◆ PROBLEM TO SOLVE:
All lines below must be repeated exactly, with the pictures omitted.

◆ DATASET EXCERPT:
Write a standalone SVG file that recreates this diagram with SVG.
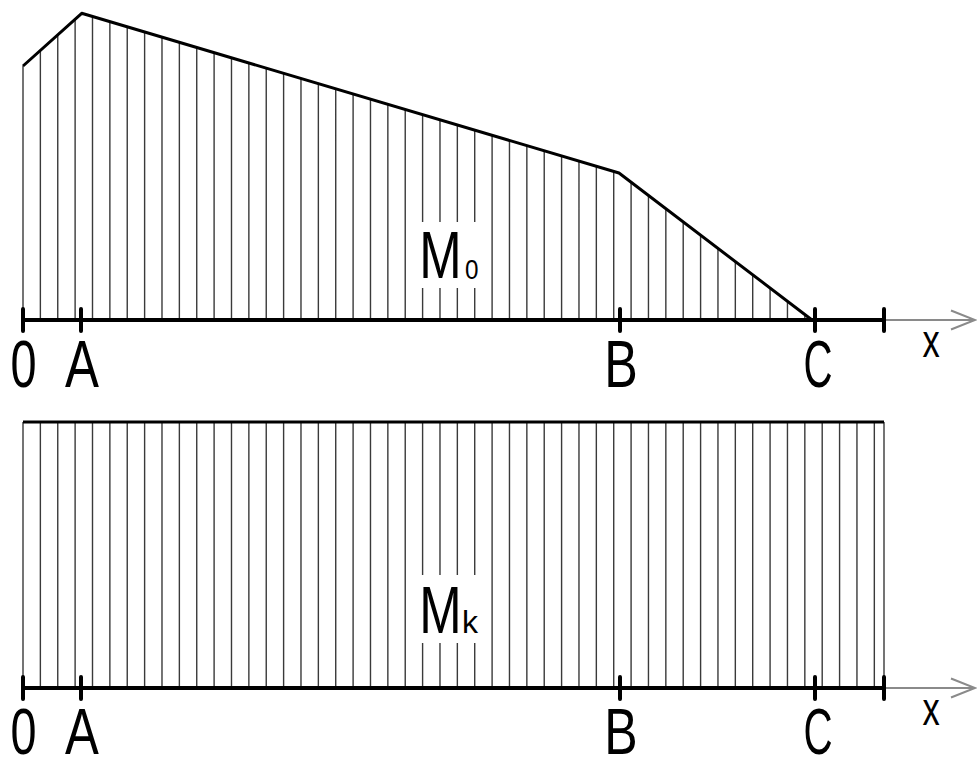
<svg xmlns="http://www.w3.org/2000/svg" width="977" height="758" viewBox="0 0 977 758">
<style>
.h{stroke:#3a3a3a;stroke-width:1.4;fill:none}
.ax{stroke:#000;stroke-width:4;fill:none}
.tk{stroke:#000;stroke-width:4;fill:none;stroke-linecap:round}
.pr{stroke:#000;stroke-width:3;fill:none;stroke-linejoin:round}
.ar{stroke:#8a8a8a;stroke-width:2;fill:none}
.t{font-family:"Liberation Sans",Arial,sans-serif;font-size:67px;fill:#000;text-anchor:middle}
.s{font-family:"Liberation Sans",Arial,sans-serif;fill:#000;text-anchor:start}
</style>
<rect width="977" height="758" fill="#fff"/>
<g id="hatch-top">
<path class="h" d="M23,320V66 M40.37,320V50.4 M57.75,320V34.8 M75.12,320V19.2 M92.5,320V16.5 M109.87,320V21.7 M127.24,320V26.8 M144.62,320V32 M161.99,320V37.2 M179.37,320V42.3 M196.74,320V47.5 M214.11,320V52.7 M231.49,320V57.8 M248.86,320V63 M266.24,320V68.1 M283.61,320V73.3 M300.98,320V78.5 M318.36,320V83.6 M335.73,320V88.8 M353.11,320V94 M370.48,320V99.1 M387.85,320V104.3 M405.23,320V109.5 M422.6,320V288 M422.6,222V114.6 M439.98,320V288 M439.98,222V119.8 M457.35,320V288 M457.35,222V124.9 M474.72,320V288 M474.72,222V130.1 M492.1,320V135.3 M509.47,320V140.4 M526.85,320V145.6 M544.22,320V150.8 M561.59,320V155.9 M578.97,320V161.1 M596.34,320V166.3 M613.72,320V171.4 M631.09,320V182.2 M648.46,320V195.4 M665.84,320V208.7 M683.21,320V221.9 M700.59,320V235.1 M717.96,320V248.4 M735.33,320V261.6 M752.71,320V274.8 M770.08,320V288.1 M787.46,320V301.3 M804.83,320V314.5"/>
</g>
<g id="profile-M0">
<polyline class="pr" points="23,66 81.7,13.3 619,173 812,320"/>
</g>
<g id="hatch-bottom">
<path class="h" d="M23,688V422 M40.37,688V422 M57.75,688V422 M75.12,688V422 M92.5,688V422 M109.87,688V422 M127.24,688V422 M144.62,688V422 M161.99,688V422 M179.37,688V422 M196.74,688V422 M214.11,688V422 M231.49,688V422 M248.86,688V422 M266.24,688V422 M283.61,688V422 M300.98,688V422 M318.36,688V422 M335.73,688V422 M353.11,688V422 M370.48,688V422 M387.85,688V422 M405.23,688V422 M422.6,688V643 M422.6,575V422 M439.98,688V643 M439.98,575V422 M457.35,688V643 M457.35,575V422 M474.72,688V643 M474.72,575V422 M492.1,688V422 M509.47,688V422 M526.85,688V422 M544.22,688V422 M561.59,688V422 M578.97,688V422 M596.34,688V422 M613.72,688V422 M631.09,688V422 M648.46,688V422 M665.84,688V422 M683.21,688V422 M700.59,688V422 M717.96,688V422 M735.33,688V422 M752.71,688V422 M770.08,688V422 M787.46,688V422 M804.83,688V422 M822.2,688V422 M839.58,688V422 M856.95,688V422 M874.33,688V422 M884,688V422"/>
</g>
<g id="profile-Mk">
<path class="pr" d="M23,422H884"/>
</g>
<g id="axis-top">
<path class="ar" d="M884,320H975 M951,310.5L975,320L951,329.5"/>
<path class="ax" d="M23,320H884"/>
<path class="tk" d="M23,309V331 M81,309V331 M620,309V331 M815,309V331 M884,309V331"/>
</g>
<g id="axis-bottom">
<path class="ar" d="M884,688H975 M951,678.5L975,688L951,697.5"/>
<path class="ax" d="M23,688H884"/>
<path class="tk" d="M23,677V699 M81,677V699 M620,677V699 M815,677V699 M884,677V699"/>
</g>
<g id="labels-top">
<text class="t" transform="translate(23.5,387) scale(0.7,1)">0</text>
<text class="t" transform="translate(82,387) scale(0.76,1)">A</text>
<text class="t" transform="translate(621,387) scale(0.75,1)">B</text>
<text class="t" transform="translate(818,387) scale(0.6,1)">C</text>
<text class="t" style="font-size:46px" transform="translate(931,357) scale(0.75,1)">x</text>
</g>
<g id="label-M0">
<text class="t" transform="translate(440.5,278) scale(0.76,1)">M</text>
<text class="s" style="font-size:27px" transform="translate(465,279) scale(0.9,1)">0</text>
</g>
<g id="labels-bottom">
<text class="t" style="font-size:65px" transform="translate(23.5,754) scale(0.72,1)">0</text>
<text class="t" style="font-size:65px" transform="translate(82,754) scale(0.78,1)">A</text>
<text class="t" style="font-size:65px" transform="translate(621,754) scale(0.77,1)">B</text>
<text class="t" style="font-size:65px" transform="translate(818,754) scale(0.62,1)">C</text>
<text class="t" style="font-size:46px" transform="translate(931,725) scale(0.75,1)">x</text>
</g>
<g id="label-Mk">
<text class="t" transform="translate(440.5,633) scale(0.76,1)">M</text>
<text class="s" style="font-size:32px" transform="translate(462,633)">k</text>
</g>
</svg>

◆ EXERCISE RESPONSE:
Write a standalone SVG file that recreates this diagram with SVG.
<svg xmlns="http://www.w3.org/2000/svg" width="977" height="758" viewBox="0 0 977 758">
<style>
.h{stroke:#3a3a3a;stroke-width:1.4;fill:none}
.ax{stroke:#000;stroke-width:4;fill:none}
.tk{stroke:#000;stroke-width:4;fill:none;stroke-linecap:round}
.pr{stroke:#000;stroke-width:3;fill:none;stroke-linejoin:round}
.ar{stroke:#8a8a8a;stroke-width:2;fill:none}
.t{font-family:"Liberation Sans",Arial,sans-serif;font-size:67px;fill:#000;text-anchor:middle}
.s{font-family:"Liberation Sans",Arial,sans-serif;fill:#000;text-anchor:start}
</style>
<rect width="977" height="758" fill="#fff"/>
<g id="hatch-top">
<path class="h" d="M23,320V66 M40.37,320V50.4 M57.75,320V34.8 M75.12,320V19.2 M92.5,320V16.5 M109.87,320V21.7 M127.24,320V26.8 M144.62,320V32 M161.99,320V37.2 M179.37,320V42.3 M196.74,320V47.5 M214.11,320V52.7 M231.49,320V57.8 M248.86,320V63 M266.24,320V68.1 M283.61,320V73.3 M300.98,320V78.5 M318.36,320V83.6 M335.73,320V88.8 M353.11,320V94 M370.48,320V99.1 M387.85,320V104.3 M405.23,320V109.5 M422.6,320V288 M422.6,222V114.6 M439.98,320V288 M439.98,222V119.8 M457.35,320V288 M457.35,222V124.9 M474.72,320V288 M474.72,222V130.1 M492.1,320V135.3 M509.47,320V140.4 M526.85,320V145.6 M544.22,320V150.8 M561.59,320V155.9 M578.97,320V161.1 M596.34,320V166.3 M613.72,320V171.4 M631.09,320V182.2 M648.46,320V195.4 M665.84,320V208.7 M683.21,320V221.9 M700.59,320V235.1 M717.96,320V248.4 M735.33,320V261.6 M752.71,320V274.8 M770.08,320V288.1 M787.46,320V301.3 M804.83,320V314.5"/>
</g>
<g id="profile-M0">
<polyline class="pr" points="23,66 81.7,13.3 619,173 812,320"/>
</g>
<g id="hatch-bottom">
<path class="h" d="M23,688V422 M40.37,688V422 M57.75,688V422 M75.12,688V422 M92.5,688V422 M109.87,688V422 M127.24,688V422 M144.62,688V422 M161.99,688V422 M179.37,688V422 M196.74,688V422 M214.11,688V422 M231.49,688V422 M248.86,688V422 M266.24,688V422 M283.61,688V422 M300.98,688V422 M318.36,688V422 M335.73,688V422 M353.11,688V422 M370.48,688V422 M387.85,688V422 M405.23,688V422 M422.6,688V643 M422.6,575V422 M439.98,688V643 M439.98,575V422 M457.35,688V643 M457.35,575V422 M474.72,688V643 M474.72,575V422 M492.1,688V422 M509.47,688V422 M526.85,688V422 M544.22,688V422 M561.59,688V422 M578.97,688V422 M596.34,688V422 M613.72,688V422 M631.09,688V422 M648.46,688V422 M665.84,688V422 M683.21,688V422 M700.59,688V422 M717.96,688V422 M735.33,688V422 M752.71,688V422 M770.08,688V422 M787.46,688V422 M804.83,688V422 M822.2,688V422 M839.58,688V422 M856.95,688V422 M874.33,688V422 M884,688V422"/>
</g>
<g id="profile-Mk">
<path class="pr" d="M23,422H884"/>
</g>
<g id="axis-top">
<path class="ar" d="M884,320H975 M951,310.5L975,320L951,329.5"/>
<path class="ax" d="M23,320H884"/>
<path class="tk" d="M23,309V331 M81,309V331 M620,309V331 M815,309V331 M884,309V331"/>
</g>
<g id="axis-bottom">
<path class="ar" d="M884,688H975 M951,678.5L975,688L951,697.5"/>
<path class="ax" d="M23,688H884"/>
<path class="tk" d="M23,677V699 M81,677V699 M620,677V699 M815,677V699 M884,677V699"/>
</g>
<g id="labels-top">
<text class="t" transform="translate(23.5,387) scale(0.7,1)">0</text>
<text class="t" transform="translate(82,387) scale(0.76,1)">A</text>
<text class="t" transform="translate(621,387) scale(0.75,1)">B</text>
<text class="t" transform="translate(818,387) scale(0.6,1)">C</text>
<text class="t" style="font-size:46px" transform="translate(931,357) scale(0.75,1)">x</text>
</g>
<g id="label-M0">
<text class="t" transform="translate(440.5,278) scale(0.76,1)">M</text>
<text class="s" style="font-size:27px" transform="translate(465,279) scale(0.9,1)">0</text>
</g>
<g id="labels-bottom">
<text class="t" style="font-size:65px" transform="translate(23.5,754) scale(0.72,1)">0</text>
<text class="t" style="font-size:65px" transform="translate(82,754) scale(0.78,1)">A</text>
<text class="t" style="font-size:65px" transform="translate(621,754) scale(0.77,1)">B</text>
<text class="t" style="font-size:65px" transform="translate(818,754) scale(0.62,1)">C</text>
<text class="t" style="font-size:46px" transform="translate(931,725) scale(0.75,1)">x</text>
</g>
<g id="label-Mk">
<text class="t" transform="translate(440.5,633) scale(0.76,1)">M</text>
<text class="s" style="font-size:32px" transform="translate(462,633)">k</text>
</g>
</svg>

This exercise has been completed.